=== Source material ===

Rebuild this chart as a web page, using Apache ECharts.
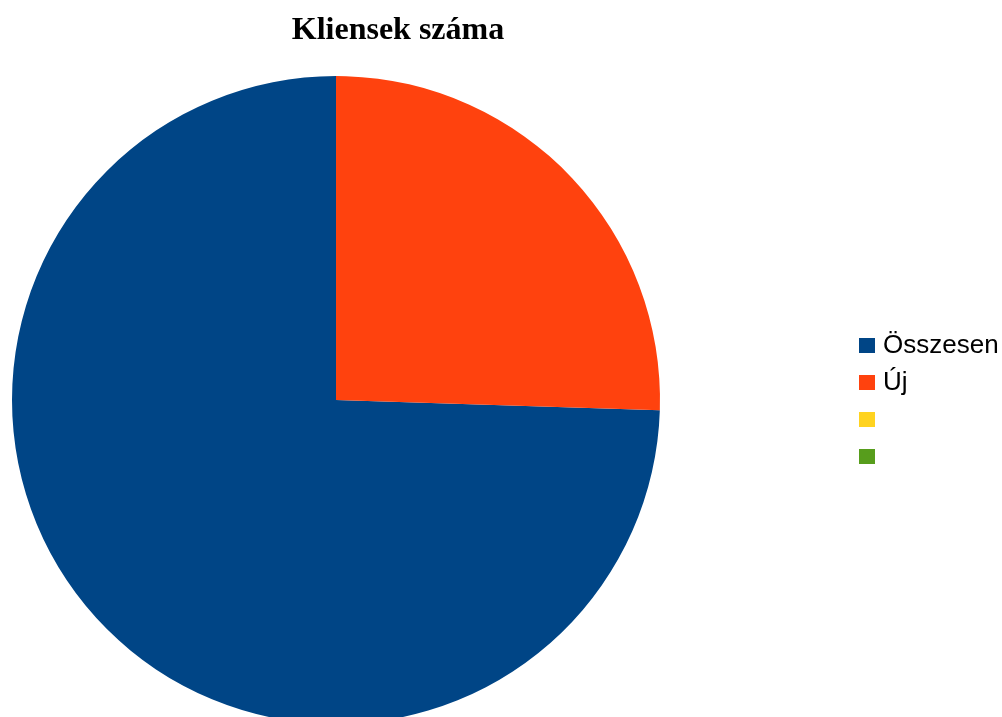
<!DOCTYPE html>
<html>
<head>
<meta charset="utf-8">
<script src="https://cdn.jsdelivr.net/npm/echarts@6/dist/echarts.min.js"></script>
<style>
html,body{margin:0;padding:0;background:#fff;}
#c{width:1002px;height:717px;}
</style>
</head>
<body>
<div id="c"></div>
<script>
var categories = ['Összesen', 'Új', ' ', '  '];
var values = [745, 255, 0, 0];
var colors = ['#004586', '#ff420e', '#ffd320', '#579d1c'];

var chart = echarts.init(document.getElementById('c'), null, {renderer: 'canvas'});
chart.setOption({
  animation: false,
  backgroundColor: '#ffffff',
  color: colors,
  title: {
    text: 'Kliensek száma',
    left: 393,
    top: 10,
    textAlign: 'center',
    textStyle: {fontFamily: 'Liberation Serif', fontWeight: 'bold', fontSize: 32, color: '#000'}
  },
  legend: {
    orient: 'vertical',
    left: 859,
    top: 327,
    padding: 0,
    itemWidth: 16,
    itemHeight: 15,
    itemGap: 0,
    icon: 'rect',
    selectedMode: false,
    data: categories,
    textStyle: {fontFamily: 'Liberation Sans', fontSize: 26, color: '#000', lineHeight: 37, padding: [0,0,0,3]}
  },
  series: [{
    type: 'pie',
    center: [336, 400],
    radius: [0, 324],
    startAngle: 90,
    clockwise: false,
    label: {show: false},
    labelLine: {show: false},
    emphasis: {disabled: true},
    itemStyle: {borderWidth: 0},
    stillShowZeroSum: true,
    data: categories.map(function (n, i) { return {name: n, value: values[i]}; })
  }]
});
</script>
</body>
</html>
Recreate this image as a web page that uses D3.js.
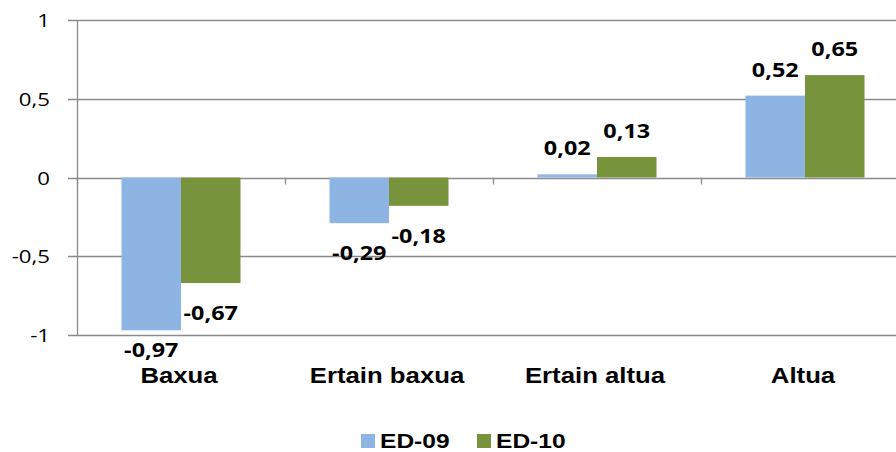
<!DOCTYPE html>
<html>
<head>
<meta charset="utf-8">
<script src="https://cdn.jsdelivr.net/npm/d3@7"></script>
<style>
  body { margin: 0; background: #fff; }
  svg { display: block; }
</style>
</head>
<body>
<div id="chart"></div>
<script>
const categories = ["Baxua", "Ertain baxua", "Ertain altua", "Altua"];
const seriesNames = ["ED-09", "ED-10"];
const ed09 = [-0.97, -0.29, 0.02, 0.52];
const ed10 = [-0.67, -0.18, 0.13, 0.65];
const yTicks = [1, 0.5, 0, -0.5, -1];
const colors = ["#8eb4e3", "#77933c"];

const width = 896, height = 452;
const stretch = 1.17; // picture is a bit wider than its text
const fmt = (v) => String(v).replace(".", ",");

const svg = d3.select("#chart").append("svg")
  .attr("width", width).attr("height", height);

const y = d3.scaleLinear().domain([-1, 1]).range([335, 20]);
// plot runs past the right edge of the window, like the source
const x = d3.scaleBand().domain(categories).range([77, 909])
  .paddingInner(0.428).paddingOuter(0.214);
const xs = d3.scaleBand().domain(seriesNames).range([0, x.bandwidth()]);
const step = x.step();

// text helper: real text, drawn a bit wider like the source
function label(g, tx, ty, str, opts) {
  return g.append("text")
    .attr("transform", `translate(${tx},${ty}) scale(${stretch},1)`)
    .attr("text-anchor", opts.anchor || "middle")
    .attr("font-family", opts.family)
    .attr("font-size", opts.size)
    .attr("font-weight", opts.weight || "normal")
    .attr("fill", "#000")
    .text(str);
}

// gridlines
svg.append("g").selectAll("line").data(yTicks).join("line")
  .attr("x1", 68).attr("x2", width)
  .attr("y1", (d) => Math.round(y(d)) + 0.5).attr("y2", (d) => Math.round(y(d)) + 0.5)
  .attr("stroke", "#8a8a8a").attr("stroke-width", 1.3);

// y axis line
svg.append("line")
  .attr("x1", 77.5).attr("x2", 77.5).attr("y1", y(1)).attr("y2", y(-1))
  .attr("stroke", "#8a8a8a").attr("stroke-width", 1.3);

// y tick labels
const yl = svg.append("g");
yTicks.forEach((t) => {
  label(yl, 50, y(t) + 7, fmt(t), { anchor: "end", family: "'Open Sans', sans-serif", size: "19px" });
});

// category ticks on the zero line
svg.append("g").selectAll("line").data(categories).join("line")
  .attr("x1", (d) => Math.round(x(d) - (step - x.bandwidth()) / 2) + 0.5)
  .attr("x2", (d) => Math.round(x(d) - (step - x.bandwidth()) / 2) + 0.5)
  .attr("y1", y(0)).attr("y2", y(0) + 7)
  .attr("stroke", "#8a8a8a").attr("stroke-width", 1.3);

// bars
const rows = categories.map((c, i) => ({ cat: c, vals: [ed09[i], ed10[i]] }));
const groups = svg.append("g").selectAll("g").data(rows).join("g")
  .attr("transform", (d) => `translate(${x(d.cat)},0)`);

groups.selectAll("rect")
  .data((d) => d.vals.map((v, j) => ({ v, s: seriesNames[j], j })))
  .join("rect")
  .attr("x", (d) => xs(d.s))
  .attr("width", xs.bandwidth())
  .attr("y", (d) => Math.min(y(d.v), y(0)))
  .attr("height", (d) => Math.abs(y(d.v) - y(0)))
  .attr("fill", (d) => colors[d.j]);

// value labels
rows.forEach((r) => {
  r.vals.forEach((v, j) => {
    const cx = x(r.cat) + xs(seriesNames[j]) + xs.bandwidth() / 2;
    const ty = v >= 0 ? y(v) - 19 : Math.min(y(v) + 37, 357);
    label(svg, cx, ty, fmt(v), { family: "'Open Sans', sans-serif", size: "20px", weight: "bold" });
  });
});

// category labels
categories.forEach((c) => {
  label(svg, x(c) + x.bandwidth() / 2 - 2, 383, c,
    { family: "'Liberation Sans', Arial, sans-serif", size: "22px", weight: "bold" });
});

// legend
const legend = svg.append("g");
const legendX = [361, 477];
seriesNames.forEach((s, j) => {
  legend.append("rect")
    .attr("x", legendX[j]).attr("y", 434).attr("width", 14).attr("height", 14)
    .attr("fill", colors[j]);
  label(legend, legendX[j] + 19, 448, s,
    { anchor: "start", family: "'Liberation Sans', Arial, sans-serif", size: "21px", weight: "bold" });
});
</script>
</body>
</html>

===

**Task instructions**
Omit the images and transcribe all of the records above word for word.

**Exercise solution**
Rebuild this chart as a web page, using Apache ECharts.
<!DOCTYPE html>
<html>
<head>
<meta charset="utf-8">
<script src="https://cdn.jsdelivr.net/npm/echarts@6/dist/echarts.min.js"></script>
<style>
html,body{margin:0;padding:0;background:#fff;}
#c{width:1002px;height:717px;}
</style>
</head>
<body>
<div id="c"></div>
<script>
var categories = ['Összesen', 'Új', ' ', '  '];
var values = [745, 255, 0, 0];
var colors = ['#004586', '#ff420e', '#ffd320', '#579d1c'];

var chart = echarts.init(document.getElementById('c'), null, {renderer: 'canvas'});
chart.setOption({
  animation: false,
  backgroundColor: '#ffffff',
  color: colors,
  title: {
    text: 'Kliensek száma',
    left: 393,
    top: 10,
    textAlign: 'center',
    textStyle: {fontFamily: 'Liberation Serif', fontWeight: 'bold', fontSize: 32, color: '#000'}
  },
  legend: {
    orient: 'vertical',
    left: 859,
    top: 327,
    padding: 0,
    itemWidth: 16,
    itemHeight: 15,
    itemGap: 0,
    icon: 'rect',
    selectedMode: false,
    data: categories,
    textStyle: {fontFamily: 'Liberation Sans', fontSize: 26, color: '#000', lineHeight: 37, padding: [0,0,0,3]}
  },
  series: [{
    type: 'pie',
    center: [336, 400],
    radius: [0, 324],
    startAngle: 90,
    clockwise: false,
    label: {show: false},
    labelLine: {show: false},
    emphasis: {disabled: true},
    itemStyle: {borderWidth: 0},
    stillShowZeroSum: true,
    data: categories.map(function (n, i) { return {name: n, value: values[i]}; })
  }]
});
</script>
</body>
</html>
Recreate this image as a web page that uses D3.js.
<!DOCTYPE html>
<html>
<head>
<meta charset="utf-8">
<script src="https://cdn.jsdelivr.net/npm/d3@7"></script>
<style>
  body { margin: 0; background: #fff; }
  svg { display: block; }
</style>
</head>
<body>
<div id="chart"></div>
<script>
const categories = ["Baxua", "Ertain baxua", "Ertain altua", "Altua"];
const seriesNames = ["ED-09", "ED-10"];
const ed09 = [-0.97, -0.29, 0.02, 0.52];
const ed10 = [-0.67, -0.18, 0.13, 0.65];
const yTicks = [1, 0.5, 0, -0.5, -1];
const colors = ["#8eb4e3", "#77933c"];

const width = 896, height = 452;
const stretch = 1.17; // picture is a bit wider than its text
const fmt = (v) => String(v).replace(".", ",");

const svg = d3.select("#chart").append("svg")
  .attr("width", width).attr("height", height);

const y = d3.scaleLinear().domain([-1, 1]).range([335, 20]);
// plot runs past the right edge of the window, like the source
const x = d3.scaleBand().domain(categories).range([77, 909])
  .paddingInner(0.428).paddingOuter(0.214);
const xs = d3.scaleBand().domain(seriesNames).range([0, x.bandwidth()]);
const step = x.step();

// text helper: real text, drawn a bit wider like the source
function label(g, tx, ty, str, opts) {
  return g.append("text")
    .attr("transform", `translate(${tx},${ty}) scale(${stretch},1)`)
    .attr("text-anchor", opts.anchor || "middle")
    .attr("font-family", opts.family)
    .attr("font-size", opts.size)
    .attr("font-weight", opts.weight || "normal")
    .attr("fill", "#000")
    .text(str);
}

// gridlines
svg.append("g").selectAll("line").data(yTicks).join("line")
  .attr("x1", 68).attr("x2", width)
  .attr("y1", (d) => Math.round(y(d)) + 0.5).attr("y2", (d) => Math.round(y(d)) + 0.5)
  .attr("stroke", "#8a8a8a").attr("stroke-width", 1.3);

// y axis line
svg.append("line")
  .attr("x1", 77.5).attr("x2", 77.5).attr("y1", y(1)).attr("y2", y(-1))
  .attr("stroke", "#8a8a8a").attr("stroke-width", 1.3);

// y tick labels
const yl = svg.append("g");
yTicks.forEach((t) => {
  label(yl, 50, y(t) + 7, fmt(t), { anchor: "end", family: "'Open Sans', sans-serif", size: "19px" });
});

// category ticks on the zero line
svg.append("g").selectAll("line").data(categories).join("line")
  .attr("x1", (d) => Math.round(x(d) - (step - x.bandwidth()) / 2) + 0.5)
  .attr("x2", (d) => Math.round(x(d) - (step - x.bandwidth()) / 2) + 0.5)
  .attr("y1", y(0)).attr("y2", y(0) + 7)
  .attr("stroke", "#8a8a8a").attr("stroke-width", 1.3);

// bars
const rows = categories.map((c, i) => ({ cat: c, vals: [ed09[i], ed10[i]] }));
const groups = svg.append("g").selectAll("g").data(rows).join("g")
  .attr("transform", (d) => `translate(${x(d.cat)},0)`);

groups.selectAll("rect")
  .data((d) => d.vals.map((v, j) => ({ v, s: seriesNames[j], j })))
  .join("rect")
  .attr("x", (d) => xs(d.s))
  .attr("width", xs.bandwidth())
  .attr("y", (d) => Math.min(y(d.v), y(0)))
  .attr("height", (d) => Math.abs(y(d.v) - y(0)))
  .attr("fill", (d) => colors[d.j]);

// value labels
rows.forEach((r) => {
  r.vals.forEach((v, j) => {
    const cx = x(r.cat) + xs(seriesNames[j]) + xs.bandwidth() / 2;
    const ty = v >= 0 ? y(v) - 19 : Math.min(y(v) + 37, 357);
    label(svg, cx, ty, fmt(v), { family: "'Open Sans', sans-serif", size: "20px", weight: "bold" });
  });
});

// category labels
categories.forEach((c) => {
  label(svg, x(c) + x.bandwidth() / 2 - 2, 383, c,
    { family: "'Liberation Sans', Arial, sans-serif", size: "22px", weight: "bold" });
});

// legend
const legend = svg.append("g");
const legendX = [361, 477];
seriesNames.forEach((s, j) => {
  legend.append("rect")
    .attr("x", legendX[j]).attr("y", 434).attr("width", 14).attr("height", 14)
    .attr("fill", colors[j]);
  label(legend, legendX[j] + 19, 448, s,
    { anchor: "start", family: "'Liberation Sans', Arial, sans-serif", size: "21px", weight: "bold" });
});
</script>
</body>
</html>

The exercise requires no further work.